In any case, the implementation in the scaling policy plugin has to ensure the proper values are filled in the resulting topology.json file, as shown above. To make such a policy widely reusable, it should be a “type 2” policy. In other words, it should be implemented in its own plugin and its own pattern type, which can then be linked with other pattern types that want to leverage it.

Manually scaling a virtual application pattern instance

There are times when you might need to manually scale the platform after deployment, whether to troubleshoot a plugin or its scaling policy, or simply because you might have an administrative need to manually add or remove instances of virtual applications or shared services.

For example, if you deploy an application based on the WebApp pattern, from the IBM PureApplication System web interface, you can:

Select the virtual application instance.
Click Manage to open the virtual application console.
Click Operations.
Select an application to scale. A twisty on the right panel labeled Manual Scaling contains options for manually scaling the application in and out, as shown below:

In this case, once you submit a scaling request, you can see the status of your request in the operation execution results window:

You will also see the instance count of your virtual application increase or decrease accordingly.

The capability to manually scale a virtual application, though, is not provided automatically. For manual scaling to work, the associated plugin must specifically expose manual scaling operations. You specify the scaling capability of a plugin as scaling policy metadata in the application model. The resulting topology document uses the same attributes for both manual and auto-scaling.

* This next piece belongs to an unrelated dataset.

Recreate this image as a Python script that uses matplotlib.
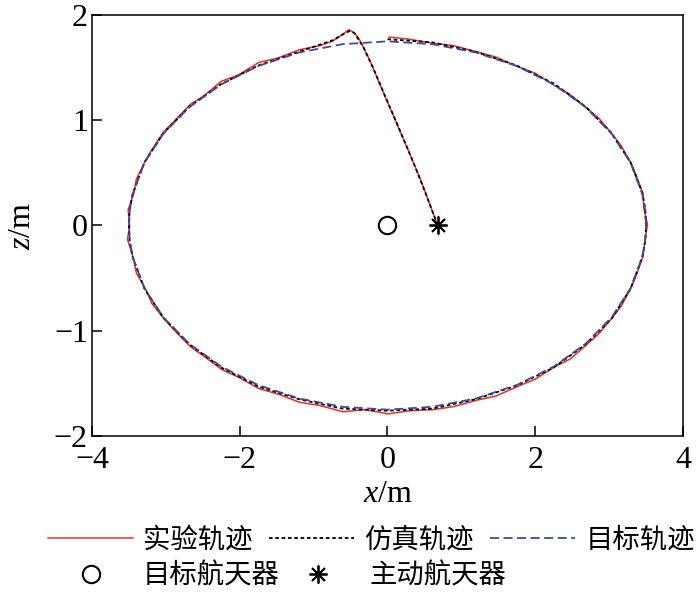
import matplotlib
matplotlib.use('Agg')
import matplotlib.pyplot as plt

plt.rcParams['font.family'] = ['Liberation Serif', 'DejaVu Serif']
plt.rcParams['mathtext.fontset'] = 'custom'
plt.rcParams['mathtext.it'] = 'Liberation Serif:italic'
plt.rcParams['mathtext.rm'] = 'Liberation Serif'

# target (desired) fly-around ellipse
target_x = [3.5, 3.487, 3.447, 3.289, 3.031, 2.681, 2.25, 1.75, 1.197, 0.608, 0.0,
            -0.608, -1.197, -1.75, -2.25, -2.681, -3.031, -3.289, -3.447, -3.487,
            -3.5, -3.487, -3.447, -3.289, -3.031, -2.681, -2.25, -1.75, -1.197,
            -0.608, 0.0, 0.608, 1.197, 1.75, 2.25, 2.681, 3.031, 3.289, 3.447,
            3.487, 3.5]
target_z = [0.0, 0.153, 0.304, 0.599, 0.875, 1.125, 1.341, 1.516, 1.644, 1.723, 1.75,
            1.723, 1.644, 1.516, 1.341, 1.125, 0.875, 0.599, 0.304, 0.153,
            0.0, -0.153, -0.304, -0.599, -0.875, -1.125, -1.341, -1.516, -1.644,
            -1.723, -1.75, -1.723, -1.644, -1.516, -1.341, -1.125, -0.875, -0.599,
            -0.304, -0.153, 0.0]

# experiment trajectory (approach + fly-around)
exp_x = [0.68, 0.60, 0.52, 0.44, 0.35, 0.26, 0.16, 0.07, -0.03, -0.12, -0.19, -0.26,
         -0.33, -0.39, -0.45, -0.52, -0.58, -0.66, -0.75,
         -0.91, -1.19, -1.49, -1.74, -2.02, -2.25, -2.49, -2.67, -2.89, -3.03, -3.19,
         -3.28, -3.40, -3.43, -3.51, -3.49, -3.52, -3.44, -3.40, -3.27, -3.19, -3.02,
         -2.88, -2.67, -2.49, -2.24, -2.02, -1.74, -1.49, -1.19, -0.92, -0.60, -0.31,
         0.01, 0.30, 0.62, 0.90, 1.21, 1.47, 1.76, 2.00, 2.27, 2.47, 2.70, 2.86, 3.05,
         3.16, 3.30, 3.37, 3.46, 3.48, 3.52, 3.47, 3.46, 3.37, 3.30, 3.16, 3.04, 2.86,
         2.69, 2.46, 2.26, 1.99, 1.76, 1.47, 1.21, 0.89, 0.62, 0.30, 0.02]
exp_z = [0.00, 0.15, 0.30, 0.45, 0.60, 0.75, 0.91, 1.06, 1.22, 1.37, 1.49, 1.60,
         1.70, 1.78, 1.83, 1.86, 1.83, 1.79, 1.75,
         1.71, 1.67, 1.59, 1.55, 1.43, 1.37, 1.23, 1.15, 0.99, 0.89, 0.72,
         0.61, 0.44, 0.31, 0.15, -0.01, -0.13, -0.31, -0.45, -0.61, -0.74, -0.89,
         -1.00, -1.15, -1.24, -1.37, -1.44, -1.55, -1.60, -1.68, -1.71, -1.77, -1.75,
         -1.79, -1.76, -1.75, -1.72, -1.66, -1.62, -1.53, -1.46, -1.34, -1.27, -1.13,
         -1.03, -0.87, -0.77, -0.59, -0.47, -0.29, -0.16, 0.01, 0.16, 0.30, 0.47, 0.59,
         0.76, 0.87, 1.02, 1.12, 1.25, 1.33, 1.45, 1.51, 1.60, 1.65, 1.71, 1.73, 1.77,
         1.79]

# simulation trajectory
sim_x = [0.68, 0.52, 0.35, 0.17, -0.02, -0.19, -0.33, -0.45, -0.51, -0.62, -0.74,
         -1.20, -1.75, -2.26, -2.68, -3.03, -3.29, -3.45, -3.49, -3.50, -3.49, -3.45,
         -3.29, -3.03, -2.68, -2.25, -1.75, -1.20, -0.61, 0.0, 0.61, 1.20, 1.75, 2.25,
         2.68, 3.04, 3.29, 3.45, 3.49, 3.50, 3.49, 3.45, 3.29, 3.03, 2.68, 2.25, 1.75,
         1.20, 0.61, 0.0]
sim_z = [0.00, 0.30, 0.60, 0.90, 1.21, 1.49, 1.70, 1.83, 1.85, 1.81, 1.76,
         1.65, 1.52, 1.34, 1.13, 0.88, 0.60, 0.30, 0.15, 0.0, -0.15, -0.30,
         -0.60, -0.88, -1.13, -1.35, -1.53, -1.65, -1.74, -1.76, -1.74, -1.65, -1.52,
         -1.35, -1.13, -0.88, -0.60, -0.30, -0.15, 0.0, 0.15, 0.31, 0.60, 0.88, 1.13,
         1.35, 1.52, 1.65, 1.74, 1.77]

target_sc = (0.0, 0.0)
active_sc = (0.68, 0.0)

fig = plt.figure(figsize=(7.0, 5.96), dpi=100)
ax = fig.add_axes([0.1314, 0.2685, 0.8443, 0.7063])

l1, = ax.plot(exp_x, exp_z, color='#e8302a', lw=1.1)
l2, = ax.plot(sim_x, sim_z, color='black', lw=1.3, dashes=(2, 1.5))
l3, = ax.plot(target_x, target_z, color='#3b4a9c', lw=1.3, dashes=(5, 2.5))
m1, = ax.plot([target_sc[0]], [target_sc[1]], ls='none', marker='o', ms=12.5,
              mfc='white', mec='black', mew=1.5)
m2, = ax.plot([active_sc[0]], [active_sc[1]], ls='none', marker=(8, 2, 0), ms=13,
              color='black', mew=1.3)

ax.set_xlim(-4, 4)
ax.set_ylim(-2, 2)
ax.set_xticks([-4, -2, 0, 2, 4])
ax.set_yticks([-2, -1, 0, 1, 2])
ax.set_xticklabels(['\u22124', '\u22122', '0', '2', '4'])
ax.set_yticklabels(['\u22122', '\u22121', '0', '1', '2'])
ax.tick_params(direction='in', length=7, width=1.1, labelsize=23)
ax.tick_params(axis='x', pad=7)
ax.tick_params(axis='y', pad=3)
for s in ax.spines.values():
    s.set_linewidth(1.1)
ax.set_xlabel('$x$/m', fontsize=23, labelpad=4)
ax.set_ylabel('$z$/m', fontsize=23, labelpad=12)

cjk = {'family': ['Noto Sans CJK SC', 'DejaVu Sans'], 'size': 19.7}
leg1 = fig.legend([l1, l2, l3], ['实验轨迹', '仿真轨迹', '目标轨迹'], ncol=3,
                  loc='center left', bbox_to_anchor=(0.0686, 0.094), frameon=False,
                  prop=cjk, handlelength=3.11, handletextpad=0.366,
                  columnspacing=0.6, borderpad=0, borderaxespad=0)
leg2 = fig.legend([m1, m2], ['目标航天器', '主动航天器'], ncol=2,
                  loc='center left', bbox_to_anchor=(0.0686, 0.034), frameon=False,
                  prop=cjk, handlelength=3.14, handletextpad=0.33,
                  columnspacing=-0.18, borderpad=0, borderaxespad=0)

fig.savefig('out.png', dpi=100)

The autoscaling agent exposes a group of scaling APIs for plugins to use in their operation scripts. For example, plugins use the maestro.autoscaling.scale_in and maestro.autoscalingAgent.scale_out functions to trigger scale-in and scale-out actions for a specified role and VM template. These APIs ensure that manual scaling does not interfere with auto scaling because it permits the autoscaling agent to temporarily suspend auto scaling while a manual scaling operation is still in progress.

Note that autoscaling actions — adding or destroying instances — are based on metrics gathered for all instances of a specific role, not just on one particular instance. The system counts the number of role instances that exists and calculates their average metric to determine whether a scaling operation is necessary, For example, if three instances of a particular role are running, and the CPU threshold is 80%, the average CPU utilization (CPU.Used) of all three instances must be greater than 80% for a scale-out operation to occur. In other words, the following condition must be met:

(RoleAInst1.CPU.Used + RoleAInst2.CPU.Used + RoleAInst3.CPU.Used)/3 > 80%

Finally, not all plugins expose both auto and manual scaling operations. A plugin must explicitly specify and provide support for the kind of scaling operation it wants to offer. Depending on the features and user experience they provide, certain plugins might not have support for manual scaling, while others might enable only manual scaling, and not provide support for auto scaling.

Summary

The ability to elastically scale workloads is a key concept of any cloud computing platform. This article described how IBM PureApplication System supports scalability and elasticity of workloads running in the system as virtual applications. A virtual application pattern can offer automatic scaling via policies. It can also take advantage of built-in monitoring data to make decisions about when and how to scale, or it can define its own custom criteria. Scaling can be done horizontally or vertically, or both, and IBM PureApplication System supports automatic as well as manual scaling.